I heard from Akin recently via email. This was some of what he had to say:
“… Have you heard of a program called America Reads? I just got placed in a school in Harlem working in a program equivalent to SED. I met with the principal and I told him about my previous experiences with this kind of work. Charis, I knew how strong Urban’s program was when I was there but lately I’ve been piecing everything together. It had little to do with “community service.” I never just gave service to some screwed up community that needed MY help. We did something bigger than ‘helping out the community.’ It was more of a mutual connection with a part of MY community. I was thinking about how lucky it was that I met Calvin. He literally changed my life. I was just there to tell him that there is a way out, even though that tunnel might seem long and weary, and really dark, with no lights, and where roses hardly ever rise because a rose cannot grow from concrete. Hopefully, my message to him was received; that he could be that one rose slips through and finds light between the crevices of the cement.”
One last example of a student incorporating the gifts of Community Service Learning into her first year of college is Anna. She is pursuing her dream of working in veterinary medicine. I asked her to speak about her experience with our program and what she took away from it.
“Community Service Learning gave us all a chance to experience a taste of what the real world is like. It starts with unreturned phone calls and the frustration of convincing someone that even though I am not quite eighteen, I am responsible, I care, and most of all that I can do it. I worked at a non-profit veterinary clinic. At first I got to clean litter boxes and walk dogs. Quickly, as the people got to know and trust me, I started inheriting more responsibilities. After working there for two years, I now talk to pet owners, give shots, and am still trying to perfect the art of taking blood. Having people trust me made me trust myself more than I thought I could. As much as animals were the main reason I volunteered at the clinic, the people I met and worked with made my experience intense and life-changing. Above all, I believe that the program gave each student the possibility to find a passion or an interest and pursue that passion to its fullest. Not only that, but the program gave students the freedom and power to shape those experiences themselves.”

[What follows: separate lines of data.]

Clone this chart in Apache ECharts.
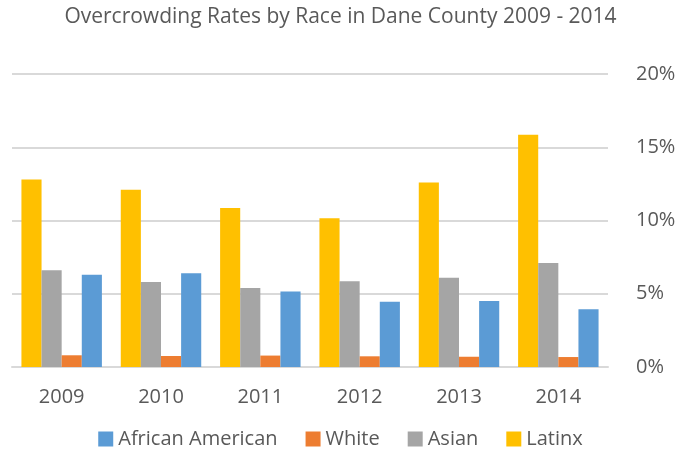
<!DOCTYPE html>
<html>
<head>
<meta charset="utf-8">
<script src="https://cdn.jsdelivr.net/npm/echarts@6/dist/echarts.min.js"></script>
<style>
    html, body { margin: 0; padding: 0; background: #fff; }
    #chart-pane { width: 681px; height: 451px; }
</style>
</head>
<body>
<div id="chart-pane"></div>
<script>
    "use strict";

    // 年份 / 各族裔拥挤率 (%)
    var years = ['2009', '2010', '2011', '2012', '2013', '2014'];
    var latinx = [12.8, 12.1, 10.85, 10.15, 12.6, 15.85];
    var asian = [6.6, 5.8, 5.4, 5.85, 6.1, 7.1];
    var white = [0.8, 0.75, 0.78, 0.73, 0.7, 0.68];
    var africanAmerican = [6.3, 6.4, 5.15, 4.45, 4.5, 3.95];
    var yTicks = [0, 5, 10, 15, 20];

    var font = '"Open Sans", sans-serif';
    var textColor = '#595959';

    var chartDom = document.getElementById('chart-pane');
    var chart = echarts.init(chartDom);
    var option = {
        animation: false,
        title: {
            text: 'Overcrowding Rates by Race in Dane County 2009 - 2014',
            left: 'center',
            top: 2,
            textStyle: { fontFamily: font, fontSize: 21, fontWeight: 'normal', color: textColor }
        },
        legend: {
            top: 424,
            left: 'center',
            itemWidth: 15,
            itemHeight: 15,
            itemGap: 28,
            icon: 'rect',
            textStyle: { fontFamily: font, fontSize: 20, color: textColor },
            data: ['African American', 'White', 'Asian', 'Latinx']
        },
        grid: { left: 12, right: 73, top: 74, bottom: 84, containLabel: false },
        xAxis: {
            type: 'category',
            data: years,
            axisLine: { lineStyle: { color: '#d9d9d9', width: 2 } },
            axisTick: { show: false },
            axisLabel: { fontFamily: font, fontSize: 20, color: textColor, margin: 20 }
        },
        yAxis: {
            type: 'value',
            position: 'right',
            min: yTicks[0],
            max: yTicks[yTicks.length - 1],
            interval: 5,
            axisLine: { show: false },
            axisTick: { show: false },
            splitLine: { lineStyle: { color: '#d9d9d9', width: 2 } },
            axisLabel: { fontFamily: font, fontSize: 20, color: textColor, margin: 28, formatter: '{value}%' }
        },
        series: [
            { name: 'Latinx', type: 'bar', data: latinx, barGap: '0%', barCategoryGap: '19%', itemStyle: { color: '#FFC000' } },
            { name: 'Asian', type: 'bar', data: asian, itemStyle: { color: '#A5A5A5' } },
            { name: 'White', type: 'bar', data: white, itemStyle: { color: '#ED7D31' } },
            { name: 'African American', type: 'bar', data: africanAmerican, itemStyle: { color: '#5B9BD5' } }
        ]
    };

    chart.setOption(option);
</script>
</body>
</html>
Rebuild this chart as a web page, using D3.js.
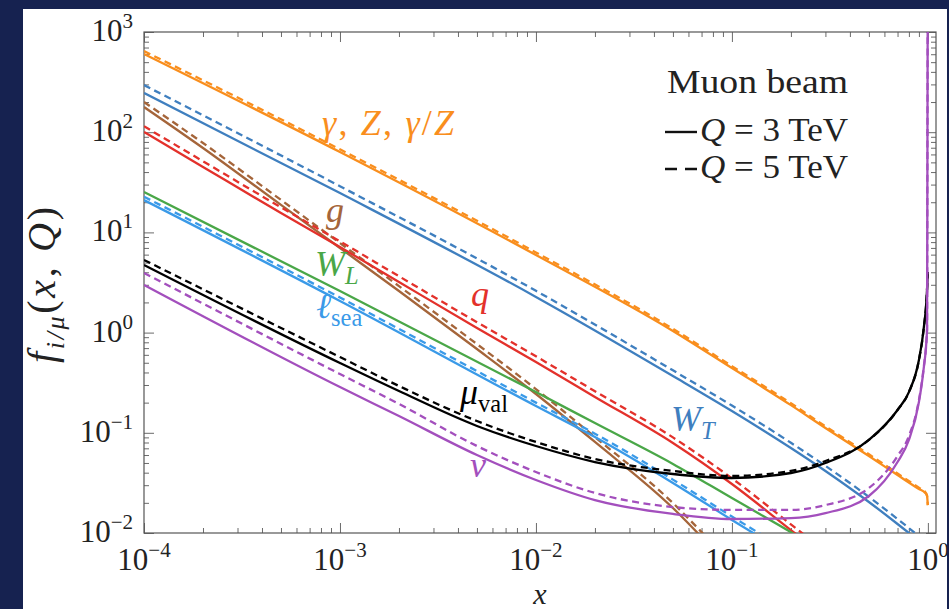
<!DOCTYPE html>
<html><head><meta charset="utf-8">
<script src="https://cdn.jsdelivr.net/npm/d3@7"></script>
<style>
html,body{margin:0;padding:0;background:#162250;}
svg{display:block;}
</style>
</head><body>
<svg id="chart" width="949" height="609"></svg>
<script>
// ---------------- data ----------------
const xTickValues = [1e-4, 1e-3, 1e-2, 1e-1, 1];
const xTickExponents = ["−4", "−3", "−2", "−1", "0"];
const yTickValues = [1e-2, 1e-1, 1, 10, 100, 1000];
const yTickExponents = ["−2", "−1", "0", "1", "2", "3"];

// gamma, Z, gamma/Z
const xGamma   = [1e-4, 1e-3, 1e-2, 0.05, 0.1, 0.2, 0.3, 0.5, 0.7, 0.9, 0.97, 0.99, 0.999];
const gamma3   = [603, 63.4, 5.95, 1.04, 0.443, 0.189, 0.1117, 0.0586, 0.0379, 0.0275, 0.0251, 0.0234, 0.019];
const gamma5   = [645, 67.5, 6.3, 1.09, 0.463, 0.197, 0.116, 0.061, 0.0393, 0.0283, 0.0256, 0.0236, 0.019];
// W_T
const xWT      = [1e-4, 1e-3, 1e-2, 0.05, 0.1, 0.2, 0.3, 0.5, 0.7, 0.8, 0.9];
const wt3      = [246, 24.7, 2.27, 0.369, 0.165, 0.0705, 0.0416, 0.0204, 0.0123, 0.0100, 0.0083];
const wt5      = [295, 28.9, 2.61, 0.42, 0.187, 0.0795, 0.0468, 0.0229, 0.0138, 0.0112, 0.0093];
// gluon
const xG       = [1e-4, 2e-4, 5e-4, 1e-3, 2e-3, 5e-3, 1e-2, 2e-2, 5e-2, 0.08];
const g3       = [178.5, 69.6, 18.8, 6.99, 2.60, 0.686, 0.244, 0.081, 0.01776, 0.00692];
const g5       = [200, 78, 21.1, 7.83, 2.91, 0.768, 0.273, 0.0907, 0.0199, 0.00775];
// quark
const xQ       = [1e-4, 2e-4, 5e-4, 1e-3, 2e-3, 5e-3, 1e-2, 2e-2, 5e-2, 0.1, 0.2, 0.3];
const q3       = [100.5, 45.0, 15.6, 7.15, 3.20, 1.11, 0.509, 0.228, 0.079, 0.0308, 0.0107, 0.00576];
const q5       = [114.6, 51.3, 17.8, 8.15, 3.65, 1.27, 0.58, 0.26, 0.090, 0.0351, 0.0122, 0.00657];
// W_L
const xWL      = [1e-4, 1e-3, 1e-2, 2e-2, 5e-2, 0.1, 0.2, 0.3];
const wl3      = [25.3, 2.60, 0.255, 0.125, 0.0489, 0.0223, 0.0102, 0.0063];
// lepton sea
const xLsea    = [1e-4, 1e-3, 1e-2, 2e-2, 5e-2, 0.1, 0.15];
const lsea3    = [21.0, 2.07, 0.185, 0.0908, 0.0316, 0.0135, 0.0083];
const lsea5    = [22.7, 2.24, 0.200, 0.098, 0.0341, 0.0146, 0.0090];
// muon valence
const xMu      = [1e-4, 1e-3, 2e-3, 5e-3, 1e-2, 2e-2, 5e-2, 0.1, 0.2, 0.3, 0.5, 0.7, 0.8, 0.9, 0.95, 0.99, 0.999];
const mu3      = [4.73, 0.497, 0.261, 0.117, 0.0738, 0.0511, 0.0388, 0.0354, 0.0397, 0.050, 0.0848, 0.169, 0.255, 0.533, 1.06, 2.66, 4.03];
const mu5      = [5.31, 0.570, 0.293, 0.131, 0.081, 0.0548, 0.0416, 0.0371, 0.0416, 0.0523, 0.0848, 0.169, 0.255, 0.533, 1.06, 2.66, 4.03];
// neutrino
const xNu      = [1e-4, 1e-3, 2e-3, 5e-3, 1e-2, 2e-2, 5e-2, 0.1, 0.2, 0.3, 0.5, 0.7, 0.8, 0.9, 0.95, 0.99, 0.995, 0.999];
const nu3      = [2.99, 0.286, 0.147, 0.060, 0.0338, 0.0213, 0.0155, 0.0138, 0.0141, 0.0158, 0.0234, 0.0511, 0.0848, 0.203, 0.424, 1.06, 100, 5000];
const nu5      = [3.94, 0.386, 0.194, 0.0738, 0.0406, 0.0251, 0.01816, 0.0170, 0.0170, 0.0190, 0.0281, 0.0586, 0.0929, 0.212, 0.434, 1.06, 100, 5000];

const series = [
  {xs: xGamma, s3: gamma3, s5: gamma5, color: "#f98e1d"},
  {xs: xWT,    s3: wt3,    s5: wt5,    color: "#3f7fbf"},
  {xs: xG,     s3: g3,     s5: g5,     color: "#a5653a"},
  {xs: xQ,     s3: q3,     s5: q5,     color: "#e3312b"},
  {xs: xWL,    s3: wl3,    s5: null,   color: "#4aa748"},
  {xs: xLsea,  s3: lsea3,  s5: lsea5,  color: "#3a9ae8"},
  {xs: xMu,    s3: mu3,    s5: mu5,    color: "#000000"},
  {xs: xNu,    s3: nu3,    s5: nu5,    color: "#a34fbd"}
];

// ---------------- layout ----------------
const svg = d3.select("#chart");
const L = 144, R = 936, T = 32, B = 533;
const serif = "'Liberation Serif', 'Times New Roman', serif";

svg.append("rect").attr("x", 0).attr("y", 0).attr("width", 949).attr("height", 609).attr("fill", "#162250");
const defs = svg.append("defs");
defs.append("clipPath").attr("id", "panelClip").append("rect")
  .attr("x", 23).attr("y", 9).attr("width", 924).attr("height", 600);
defs.append("clipPath").attr("id", "plotClip").append("rect")
  .attr("x", L).attr("y", T).attr("width", R - L).attr("height", B - T);

const root = svg.append("g").attr("clip-path", "url(#panelClip)");
root.append("rect").attr("x", 23).attr("y", 9).attr("width", 924).attr("height", 600).attr("fill", "#ffffff");

const x = d3.scaleLog().domain([1e-4, 1.1]).range([L, R]);
const y = d3.scaleLog().domain([1e-2, 1e3]).range([B, T]);

// minor ticks
const xMinor = [], yMinor = [];
for (let e = -4; e <= -1; e++) for (let m = 2; m <= 9; m++) xMinor.push(m * Math.pow(10, e));
for (let e = -2; e <= 2; e++) for (let m = 2; m <= 9; m++) yMinor.push(m * Math.pow(10, e));

function styleAxis(g) {
  g.select(".domain").remove();
  g.selectAll("line").attr("stroke", "#6b6b6b").attr("stroke-width", 1);
  g.selectAll("text").remove();
}
const axes = root.append("g");
[[xTickValues, 10], [xMinor, 5]].forEach(([vals, len]) => {
  axes.append("g").attr("transform", `translate(0,${B})`)
    .call(d3.axisTop(x).tickValues(vals).tickSize(len).tickFormat("")).call(styleAxis);
  axes.append("g").attr("transform", `translate(0,${T})`)
    .call(d3.axisBottom(x).tickValues(vals).tickSize(len).tickFormat("")).call(styleAxis);
});
[[yTickValues, 10], [yMinor, 5]].forEach(([vals, len]) => {
  axes.append("g").attr("transform", `translate(${L},0)`)
    .call(d3.axisRight(y).tickValues(vals).tickSize(len).tickFormat("")).call(styleAxis);
  axes.append("g").attr("transform", `translate(${R},0)`)
    .call(d3.axisLeft(y).tickValues(vals).tickSize(len).tickFormat("")).call(styleAxis);
});
root.append("rect").attr("x", L).attr("y", T).attr("width", R - L).attr("height", B - T)
  .attr("fill", "none").attr("stroke", "#555").attr("stroke-width", 1.2);

// tick labels
const tickFont = 31, supFont = 21;
xTickValues.forEach((v, i) => {
  const t = root.append("text").attr("x", x(v)).attr("y", 570)
    .attr("text-anchor", "middle").attr("font-family", serif).attr("font-size", tickFont).attr("fill", "#222");
  t.append("tspan").text("10");
  t.append("tspan").attr("dy", -13).attr("font-size", supFont).text(xTickExponents[i]);
});
yTickValues.forEach((v, i) => {
  const t = root.append("text").attr("x", 133).attr("y", y(v) + 9)
    .attr("text-anchor", "end").attr("font-family", serif).attr("font-size", tickFont).attr("fill", "#222");
  t.append("tspan").text("10");
  t.append("tspan").attr("dy", -13).attr("font-size", supFont).text(yTickExponents[i]);
});

// axis titles
root.append("text").attr("x", 540).attr("y", 604).attr("text-anchor", "middle")
  .attr("font-family", serif).attr("font-style", "italic").attr("font-size", 30).attr("fill", "#222").text("x");
const yt = root.append("text").attr("transform", "translate(55,285) rotate(-90)")
  .attr("text-anchor", "middle").attr("font-family", serif).attr("font-size", 40).attr("fill", "#222")
  .attr("textLength", 156).attr("lengthAdjust", "spacing");
yt.append("tspan").attr("font-style", "italic").text("f");
yt.append("tspan").attr("font-style", "italic").attr("font-size", 26).attr("dy", 9).text("i/μ");
yt.append("tspan").attr("dy", -9).text("(");
yt.append("tspan").attr("font-style", "italic").text("x");
yt.append("tspan").text(", ");
yt.append("tspan").attr("font-style", "italic").text("Q");
yt.append("tspan").text(")");

// curves
const plot = root.append("g").attr("clip-path", "url(#plotClip)");
const line = d3.line().x(d => x(d[0])).y(d => y(d[1])).curve(d3.curveMonotoneX);
series.forEach(s => {
  if (s.s5) {
    plot.append("path").attr("d", line(s.xs.map((v, i) => [v, s.s5[i]])))
      .attr("fill", "none").attr("stroke", s.color).attr("stroke-width", 2.3)
      .attr("stroke-dasharray", "7,4.5");
  }
  plot.append("path").attr("d", line(s.xs.map((v, i) => [v, s.s3[i]])))
    .attr("fill", "none").attr("stroke", s.color).attr("stroke-width", 2.3);
});

// curve labels
function mathLabel(px, py, parts, color, size, width) {
  const t = root.append("text").attr("x", px).attr("y", py).attr("font-family", serif)
    .attr("font-size", size).attr("fill", color);
  if (width) t.attr("textLength", width).attr("lengthAdjust", "spacing");
  let shift = 0;
  parts.forEach(p => {
    const sp = t.append("tspan").text(p.t);
    if (p.it) sp.attr("font-style", "italic");
    const target = p.sub ? 8 : 0;
    if (target !== shift) { sp.attr("dy", target - shift); shift = target; }
    if (p.sub) sp.attr("font-size", size * 0.68);
  });
}
mathLabel(322, 135, [{t: "γ", it: 1}, {t: ", "}, {t: "Z", it: 1}, {t: ", "}, {t: "γ", it: 1}, {t: "/"}, {t: "Z", it: 1}], "#f98e1d", 36, 132);
mathLabel(326, 222, [{t: "g", it: 1}], "#a5653a", 36);
mathLabel(315, 276, [{t: "W", it: 1}, {t: "L", it: 1, sub: 1}], "#4aa748", 36);
mathLabel(316, 318, [{t: "ℓ", it: 1}, {t: "sea", sub: 1}], "#3a9ae8", 36);
mathLabel(471, 306, [{t: "q", it: 1}], "#e3312b", 36);
mathLabel(460, 404, [{t: "μ", it: 1}, {t: "val", sub: 1}], "#000000", 36);
mathLabel(470, 477, [{t: "ν", it: 1}], "#a34fbd", 36);
mathLabel(671, 431, [{t: "W", it: 1}, {t: "T", it: 1, sub: 1}], "#3f7fbf", 36);

// legend
const lg = root.append("g").attr("font-family", serif).attr("fill", "#222");
lg.append("text").attr("x", 667).attr("y", 93).attr("font-size", 34)
  .attr("textLength", 181).attr("lengthAdjust", "spacingAndGlyphs").text("Muon beam");
const legendRows = [{y: 141, dash: null, label: "3"}, {y: 178, dash: "12,8", label: "5"}];
legendRows.forEach(r => {
  lg.append("line").attr("x1", 665).attr("x2", 697).attr("y1", r.y - 9).attr("y2", r.y - 9)
    .attr("stroke", "#111").attr("stroke-width", 2.4).attr("stroke-dasharray", r.dash);
  const t = lg.append("text").attr("x", 700).attr("y", r.y).attr("font-size", 34)
    .attr("textLength", 148).attr("lengthAdjust", "spacingAndGlyphs");
  t.append("tspan").attr("font-style", "italic").text("Q");
  t.append("tspan").text(" = " + r.label + " TeV");
});
</script>
</body></html>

Students and families believe that putting all their emphasis on academics will give them more options for college, and therefore, somehow, more preparation for life. However, this perception is false on many levels. Service learning does what academic classes cannot: allow students to test, explore, and apply what they are learning in the classroom. They get concrete evidence of the universal reciprocity of the learning process—e.g.: “I give of myself, I receive skills and knowledge in return.” And, this application is occurring in a safe and nurturing environment. If we allow those opportunities to vanish, we are providing a limited education. I am tired of meeting medical students who never set foot in a hospital until graduate school, learning only then that they hated medicine. On the other hand, I rejoice every time a student comes leaping into my office in the fall saying, “I want to be a doctor!” And then bounds into my office in the spring saying, “but not in the ER—in pediatrics!” High schools are a place to experiment with passions and talents both in and out of the academic classroom. The challenge for independent schools is to continue to create opportunities for that process to occur.